Stated goal — Quote verbatim every line from the line containing "Output the Python" to the line containing "p.ygrid.grid_line_width = 1.5", inclusive of both, and no other line.

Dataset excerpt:
## START

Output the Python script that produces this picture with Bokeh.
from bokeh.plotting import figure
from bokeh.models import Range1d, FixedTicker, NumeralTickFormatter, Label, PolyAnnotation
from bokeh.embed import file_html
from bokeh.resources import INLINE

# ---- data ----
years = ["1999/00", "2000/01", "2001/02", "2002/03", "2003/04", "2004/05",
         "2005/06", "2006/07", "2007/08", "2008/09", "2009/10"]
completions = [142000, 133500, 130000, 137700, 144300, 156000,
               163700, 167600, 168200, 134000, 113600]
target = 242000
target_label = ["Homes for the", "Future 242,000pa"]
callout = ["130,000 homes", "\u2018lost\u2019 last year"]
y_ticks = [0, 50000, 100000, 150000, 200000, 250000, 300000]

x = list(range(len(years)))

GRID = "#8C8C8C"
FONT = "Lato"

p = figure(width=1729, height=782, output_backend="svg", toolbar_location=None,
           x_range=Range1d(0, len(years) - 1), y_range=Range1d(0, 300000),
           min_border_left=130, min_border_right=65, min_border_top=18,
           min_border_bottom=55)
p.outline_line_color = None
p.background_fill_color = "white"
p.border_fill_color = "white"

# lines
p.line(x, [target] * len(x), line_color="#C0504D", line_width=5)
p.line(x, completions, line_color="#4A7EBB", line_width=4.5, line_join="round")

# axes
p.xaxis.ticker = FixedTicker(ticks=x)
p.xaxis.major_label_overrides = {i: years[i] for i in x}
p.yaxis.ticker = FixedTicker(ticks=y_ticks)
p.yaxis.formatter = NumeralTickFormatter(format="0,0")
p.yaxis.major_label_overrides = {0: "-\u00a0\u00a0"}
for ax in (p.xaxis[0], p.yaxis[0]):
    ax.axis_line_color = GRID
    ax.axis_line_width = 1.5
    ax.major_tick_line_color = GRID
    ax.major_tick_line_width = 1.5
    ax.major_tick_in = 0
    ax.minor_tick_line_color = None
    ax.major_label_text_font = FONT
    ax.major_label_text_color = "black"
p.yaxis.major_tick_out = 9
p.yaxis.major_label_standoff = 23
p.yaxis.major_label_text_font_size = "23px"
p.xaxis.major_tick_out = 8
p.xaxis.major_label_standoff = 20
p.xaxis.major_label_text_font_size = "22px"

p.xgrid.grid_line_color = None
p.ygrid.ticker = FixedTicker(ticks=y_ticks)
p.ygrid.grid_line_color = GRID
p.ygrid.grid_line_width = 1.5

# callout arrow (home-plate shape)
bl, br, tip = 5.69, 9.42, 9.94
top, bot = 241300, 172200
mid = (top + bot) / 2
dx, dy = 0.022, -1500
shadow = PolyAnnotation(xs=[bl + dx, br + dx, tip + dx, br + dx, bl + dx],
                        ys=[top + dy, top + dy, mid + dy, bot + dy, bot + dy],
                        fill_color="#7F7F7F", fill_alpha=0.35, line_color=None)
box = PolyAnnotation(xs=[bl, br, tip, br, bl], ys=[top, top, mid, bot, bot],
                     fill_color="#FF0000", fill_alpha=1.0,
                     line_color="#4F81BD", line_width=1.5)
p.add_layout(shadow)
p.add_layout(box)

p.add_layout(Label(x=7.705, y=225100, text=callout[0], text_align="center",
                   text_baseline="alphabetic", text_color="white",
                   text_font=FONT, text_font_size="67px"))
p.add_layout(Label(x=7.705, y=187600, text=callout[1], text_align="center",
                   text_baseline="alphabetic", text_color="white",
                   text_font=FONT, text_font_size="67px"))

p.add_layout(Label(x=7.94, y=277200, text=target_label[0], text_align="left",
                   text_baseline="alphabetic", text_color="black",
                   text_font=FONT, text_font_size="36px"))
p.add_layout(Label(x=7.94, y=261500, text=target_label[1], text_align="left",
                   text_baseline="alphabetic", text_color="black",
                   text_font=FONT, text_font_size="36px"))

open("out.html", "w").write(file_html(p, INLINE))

## END
## START

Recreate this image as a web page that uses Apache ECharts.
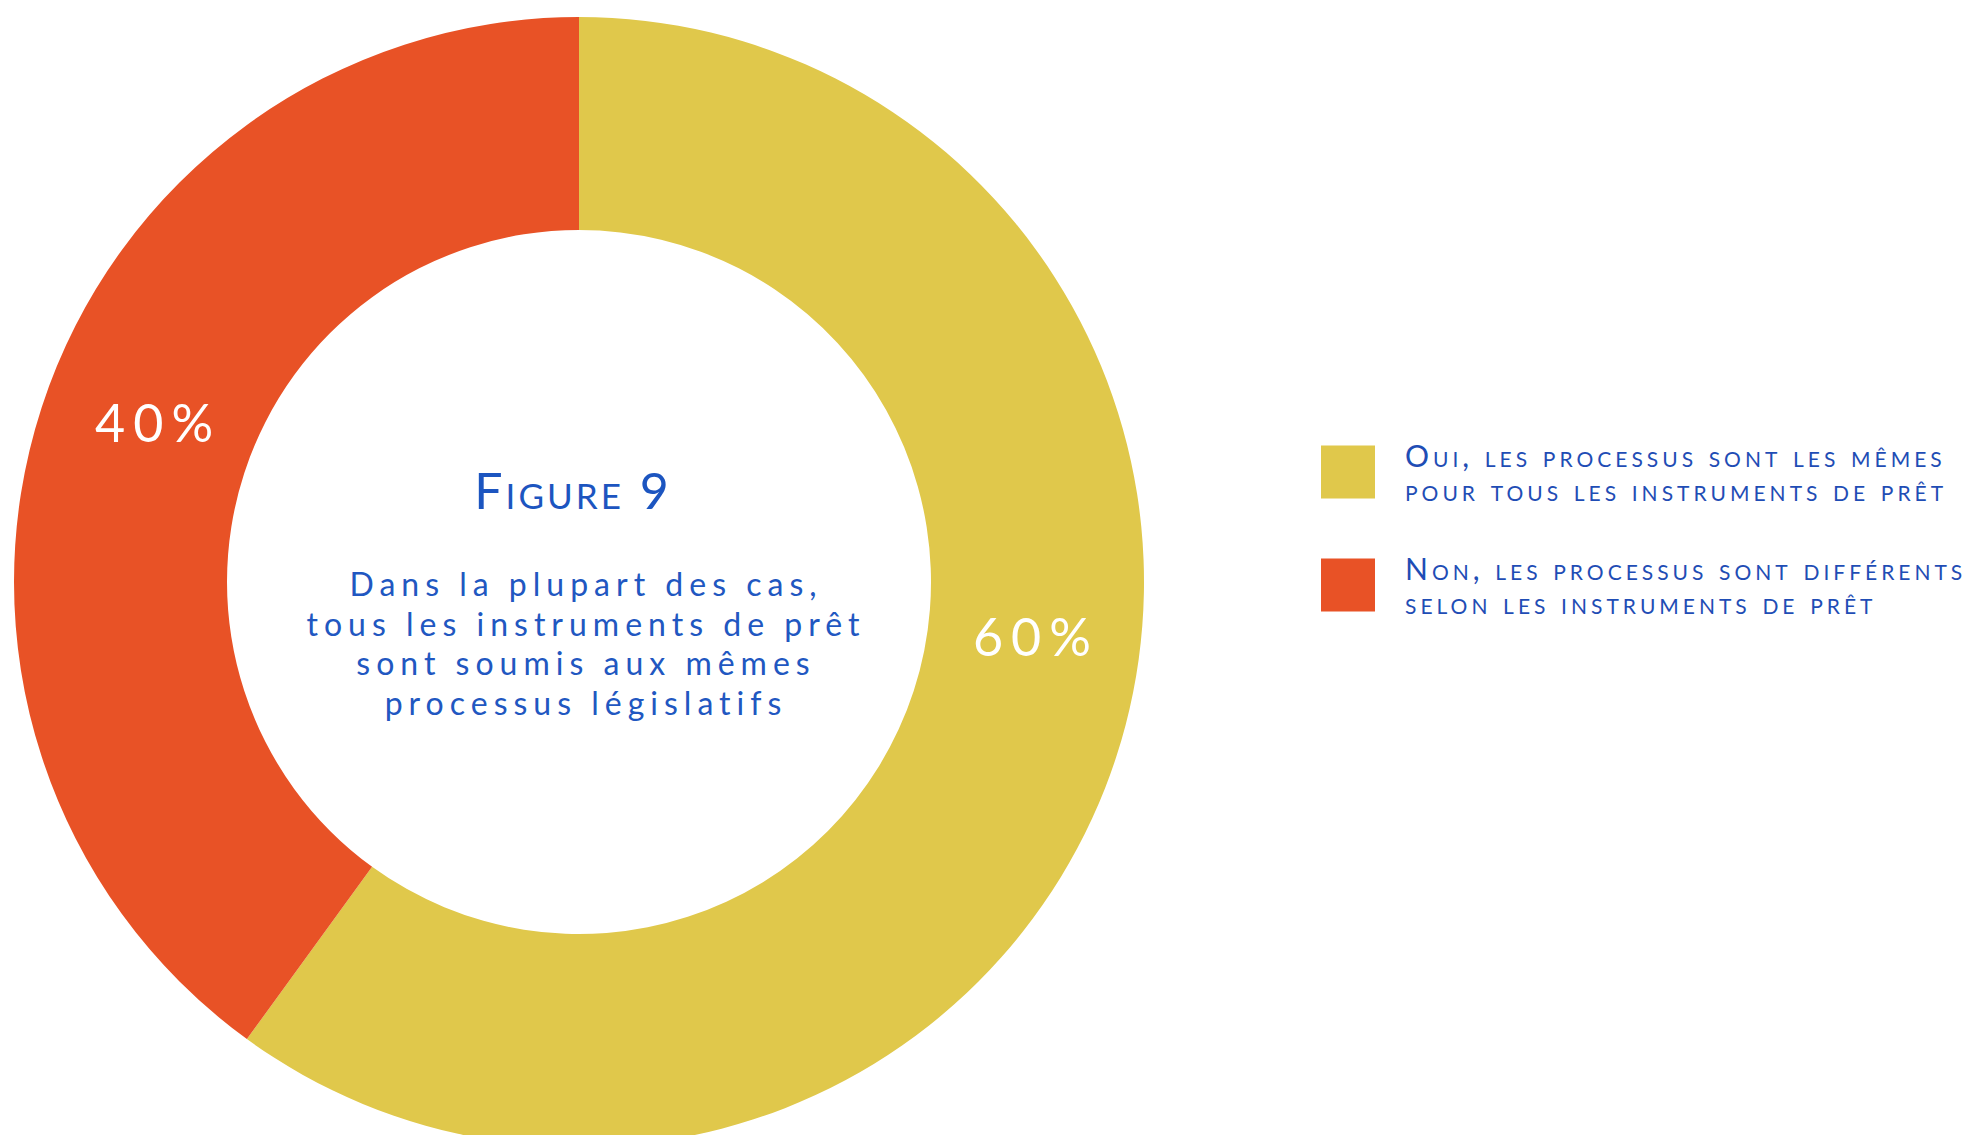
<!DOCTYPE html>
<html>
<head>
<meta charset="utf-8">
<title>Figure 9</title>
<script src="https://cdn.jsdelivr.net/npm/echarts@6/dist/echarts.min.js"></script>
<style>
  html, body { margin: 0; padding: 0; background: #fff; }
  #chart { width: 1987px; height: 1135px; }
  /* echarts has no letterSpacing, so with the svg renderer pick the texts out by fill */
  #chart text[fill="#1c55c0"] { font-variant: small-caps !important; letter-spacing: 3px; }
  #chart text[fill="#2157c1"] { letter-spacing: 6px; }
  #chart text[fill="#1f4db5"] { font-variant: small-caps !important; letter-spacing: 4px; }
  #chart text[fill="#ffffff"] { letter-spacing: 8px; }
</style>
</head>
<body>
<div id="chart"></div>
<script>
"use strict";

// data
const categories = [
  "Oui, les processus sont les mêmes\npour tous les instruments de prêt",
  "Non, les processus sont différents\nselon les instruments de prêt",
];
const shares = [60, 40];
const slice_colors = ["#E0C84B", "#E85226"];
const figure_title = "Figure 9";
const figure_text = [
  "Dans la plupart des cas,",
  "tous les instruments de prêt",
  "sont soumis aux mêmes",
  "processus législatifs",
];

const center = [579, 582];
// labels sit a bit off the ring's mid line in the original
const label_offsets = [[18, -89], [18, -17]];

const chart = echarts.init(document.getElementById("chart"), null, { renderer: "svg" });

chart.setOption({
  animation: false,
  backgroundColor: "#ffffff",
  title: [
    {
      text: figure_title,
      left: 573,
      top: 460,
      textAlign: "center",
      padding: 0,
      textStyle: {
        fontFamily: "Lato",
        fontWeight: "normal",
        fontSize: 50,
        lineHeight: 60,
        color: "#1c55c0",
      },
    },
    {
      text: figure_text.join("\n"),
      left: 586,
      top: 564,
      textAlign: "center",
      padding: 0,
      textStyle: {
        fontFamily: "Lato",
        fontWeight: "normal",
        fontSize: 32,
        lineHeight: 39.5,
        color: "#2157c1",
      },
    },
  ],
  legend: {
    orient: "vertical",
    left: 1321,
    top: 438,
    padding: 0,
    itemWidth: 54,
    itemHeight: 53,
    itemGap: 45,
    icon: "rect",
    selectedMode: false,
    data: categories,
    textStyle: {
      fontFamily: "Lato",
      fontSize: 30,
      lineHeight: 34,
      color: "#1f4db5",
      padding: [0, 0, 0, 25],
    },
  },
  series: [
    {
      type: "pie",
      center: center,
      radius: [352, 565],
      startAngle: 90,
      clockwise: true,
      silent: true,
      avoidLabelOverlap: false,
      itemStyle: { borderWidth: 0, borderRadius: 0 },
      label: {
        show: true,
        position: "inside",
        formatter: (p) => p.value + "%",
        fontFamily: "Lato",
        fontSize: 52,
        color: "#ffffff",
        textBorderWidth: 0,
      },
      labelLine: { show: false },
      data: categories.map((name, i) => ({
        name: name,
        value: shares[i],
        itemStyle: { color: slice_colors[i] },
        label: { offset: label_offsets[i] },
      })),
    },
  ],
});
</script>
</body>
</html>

## END
## START

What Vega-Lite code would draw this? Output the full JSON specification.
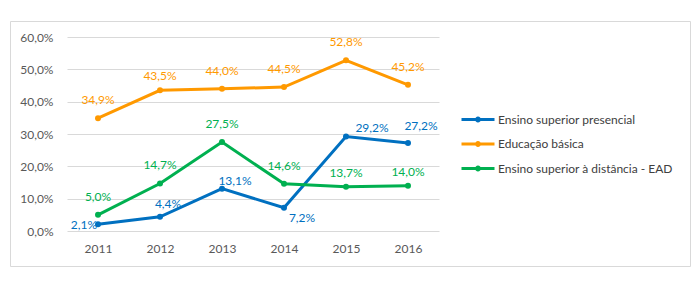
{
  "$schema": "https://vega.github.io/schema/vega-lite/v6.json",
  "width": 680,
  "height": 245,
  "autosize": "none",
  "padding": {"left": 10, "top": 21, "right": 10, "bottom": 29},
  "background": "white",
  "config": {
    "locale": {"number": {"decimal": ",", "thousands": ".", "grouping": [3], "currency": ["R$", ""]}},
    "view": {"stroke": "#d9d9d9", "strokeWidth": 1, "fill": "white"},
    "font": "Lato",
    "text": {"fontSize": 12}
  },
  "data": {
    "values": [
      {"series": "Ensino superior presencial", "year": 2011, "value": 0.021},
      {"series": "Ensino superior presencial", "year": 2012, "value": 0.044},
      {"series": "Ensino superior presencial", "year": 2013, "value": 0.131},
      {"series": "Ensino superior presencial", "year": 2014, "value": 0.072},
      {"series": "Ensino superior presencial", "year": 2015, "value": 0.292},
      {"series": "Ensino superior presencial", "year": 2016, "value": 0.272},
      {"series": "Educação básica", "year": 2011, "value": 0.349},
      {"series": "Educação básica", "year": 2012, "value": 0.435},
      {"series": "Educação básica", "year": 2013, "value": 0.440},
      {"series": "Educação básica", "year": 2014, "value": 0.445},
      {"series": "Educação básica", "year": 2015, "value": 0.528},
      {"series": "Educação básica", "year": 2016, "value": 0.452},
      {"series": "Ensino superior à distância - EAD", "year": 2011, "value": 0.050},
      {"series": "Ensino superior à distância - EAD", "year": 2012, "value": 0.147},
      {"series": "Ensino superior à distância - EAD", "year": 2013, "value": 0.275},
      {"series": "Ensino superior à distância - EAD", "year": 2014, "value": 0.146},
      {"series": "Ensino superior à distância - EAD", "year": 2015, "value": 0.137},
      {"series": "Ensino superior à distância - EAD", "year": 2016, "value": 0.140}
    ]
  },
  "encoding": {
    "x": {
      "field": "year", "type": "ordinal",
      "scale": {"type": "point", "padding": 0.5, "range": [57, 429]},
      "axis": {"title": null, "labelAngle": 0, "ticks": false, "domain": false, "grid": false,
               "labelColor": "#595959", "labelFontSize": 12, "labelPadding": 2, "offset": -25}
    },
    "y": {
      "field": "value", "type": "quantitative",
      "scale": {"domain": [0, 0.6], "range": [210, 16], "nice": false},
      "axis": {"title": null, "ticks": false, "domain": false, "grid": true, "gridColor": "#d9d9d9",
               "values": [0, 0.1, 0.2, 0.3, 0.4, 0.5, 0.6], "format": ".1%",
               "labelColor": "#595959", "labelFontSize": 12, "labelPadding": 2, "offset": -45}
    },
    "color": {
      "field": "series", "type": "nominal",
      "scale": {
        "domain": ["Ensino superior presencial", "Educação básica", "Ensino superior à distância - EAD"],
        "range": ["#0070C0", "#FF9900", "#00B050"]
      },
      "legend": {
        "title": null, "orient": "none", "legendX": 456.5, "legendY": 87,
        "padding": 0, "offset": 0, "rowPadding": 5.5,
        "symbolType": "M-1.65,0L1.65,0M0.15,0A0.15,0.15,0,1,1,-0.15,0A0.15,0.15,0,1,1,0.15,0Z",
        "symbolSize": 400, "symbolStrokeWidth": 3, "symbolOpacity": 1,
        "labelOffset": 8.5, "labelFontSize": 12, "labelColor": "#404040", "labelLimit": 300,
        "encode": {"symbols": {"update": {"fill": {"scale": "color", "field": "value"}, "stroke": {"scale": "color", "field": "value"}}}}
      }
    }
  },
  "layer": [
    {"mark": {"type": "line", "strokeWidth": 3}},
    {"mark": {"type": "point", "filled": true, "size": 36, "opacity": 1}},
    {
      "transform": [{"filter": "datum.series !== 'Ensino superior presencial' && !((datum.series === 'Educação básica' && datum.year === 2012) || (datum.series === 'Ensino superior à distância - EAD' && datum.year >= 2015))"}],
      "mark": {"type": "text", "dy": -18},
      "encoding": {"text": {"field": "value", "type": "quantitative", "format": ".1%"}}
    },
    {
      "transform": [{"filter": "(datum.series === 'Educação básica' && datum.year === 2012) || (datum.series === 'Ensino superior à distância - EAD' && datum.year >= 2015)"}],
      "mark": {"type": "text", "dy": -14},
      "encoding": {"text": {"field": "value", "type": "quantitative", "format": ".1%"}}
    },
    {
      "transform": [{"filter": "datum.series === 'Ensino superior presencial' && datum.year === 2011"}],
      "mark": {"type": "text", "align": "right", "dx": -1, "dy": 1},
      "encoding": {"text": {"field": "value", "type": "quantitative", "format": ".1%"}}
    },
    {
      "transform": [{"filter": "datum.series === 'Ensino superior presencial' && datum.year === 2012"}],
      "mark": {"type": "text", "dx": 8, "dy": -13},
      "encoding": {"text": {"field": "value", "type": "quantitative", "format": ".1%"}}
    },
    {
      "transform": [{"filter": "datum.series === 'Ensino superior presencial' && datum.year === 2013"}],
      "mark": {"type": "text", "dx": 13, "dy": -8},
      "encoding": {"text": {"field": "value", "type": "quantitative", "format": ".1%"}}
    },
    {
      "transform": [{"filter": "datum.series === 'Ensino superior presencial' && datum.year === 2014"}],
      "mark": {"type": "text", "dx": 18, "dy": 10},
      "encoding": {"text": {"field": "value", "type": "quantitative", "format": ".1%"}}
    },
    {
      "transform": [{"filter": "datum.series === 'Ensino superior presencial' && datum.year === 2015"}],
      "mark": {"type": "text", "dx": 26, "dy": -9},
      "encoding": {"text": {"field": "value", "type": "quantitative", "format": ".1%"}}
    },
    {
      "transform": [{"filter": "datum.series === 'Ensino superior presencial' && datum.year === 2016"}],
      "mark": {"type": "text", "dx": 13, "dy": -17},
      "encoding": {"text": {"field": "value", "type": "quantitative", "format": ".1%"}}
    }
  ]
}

## END

Answer to the problem —
Output the Python script that produces this picture with Bokeh.
from bokeh.plotting import figure
from bokeh.models import Range1d, FixedTicker, NumeralTickFormatter, Label, PolyAnnotation
from bokeh.embed import file_html
from bokeh.resources import INLINE

# ---- data ----
years = ["1999/00", "2000/01", "2001/02", "2002/03", "2003/04", "2004/05",
         "2005/06", "2006/07", "2007/08", "2008/09", "2009/10"]
completions = [142000, 133500, 130000, 137700, 144300, 156000,
               163700, 167600, 168200, 134000, 113600]
target = 242000
target_label = ["Homes for the", "Future 242,000pa"]
callout = ["130,000 homes", "\u2018lost\u2019 last year"]
y_ticks = [0, 50000, 100000, 150000, 200000, 250000, 300000]

x = list(range(len(years)))

GRID = "#8C8C8C"
FONT = "Lato"

p = figure(width=1729, height=782, output_backend="svg", toolbar_location=None,
           x_range=Range1d(0, len(years) - 1), y_range=Range1d(0, 300000),
           min_border_left=130, min_border_right=65, min_border_top=18,
           min_border_bottom=55)
p.outline_line_color = None
p.background_fill_color = "white"
p.border_fill_color = "white"

# lines
p.line(x, [target] * len(x), line_color="#C0504D", line_width=5)
p.line(x, completions, line_color="#4A7EBB", line_width=4.5, line_join="round")

# axes
p.xaxis.ticker = FixedTicker(ticks=x)
p.xaxis.major_label_overrides = {i: years[i] for i in x}
p.yaxis.ticker = FixedTicker(ticks=y_ticks)
p.yaxis.formatter = NumeralTickFormatter(format="0,0")
p.yaxis.major_label_overrides = {0: "-\u00a0\u00a0"}
for ax in (p.xaxis[0], p.yaxis[0]):
    ax.axis_line_color = GRID
    ax.axis_line_width = 1.5
    ax.major_tick_line_color = GRID
    ax.major_tick_line_width = 1.5
    ax.major_tick_in = 0
    ax.minor_tick_line_color = None
    ax.major_label_text_font = FONT
    ax.major_label_text_color = "black"
p.yaxis.major_tick_out = 9
p.yaxis.major_label_standoff = 23
p.yaxis.major_label_text_font_size = "23px"
p.xaxis.major_tick_out = 8
p.xaxis.major_label_standoff = 20
p.xaxis.major_label_text_font_size = "22px"

p.xgrid.grid_line_color = None
p.ygrid.ticker = FixedTicker(ticks=y_ticks)
p.ygrid.grid_line_color = GRID
p.ygrid.grid_line_width = 1.5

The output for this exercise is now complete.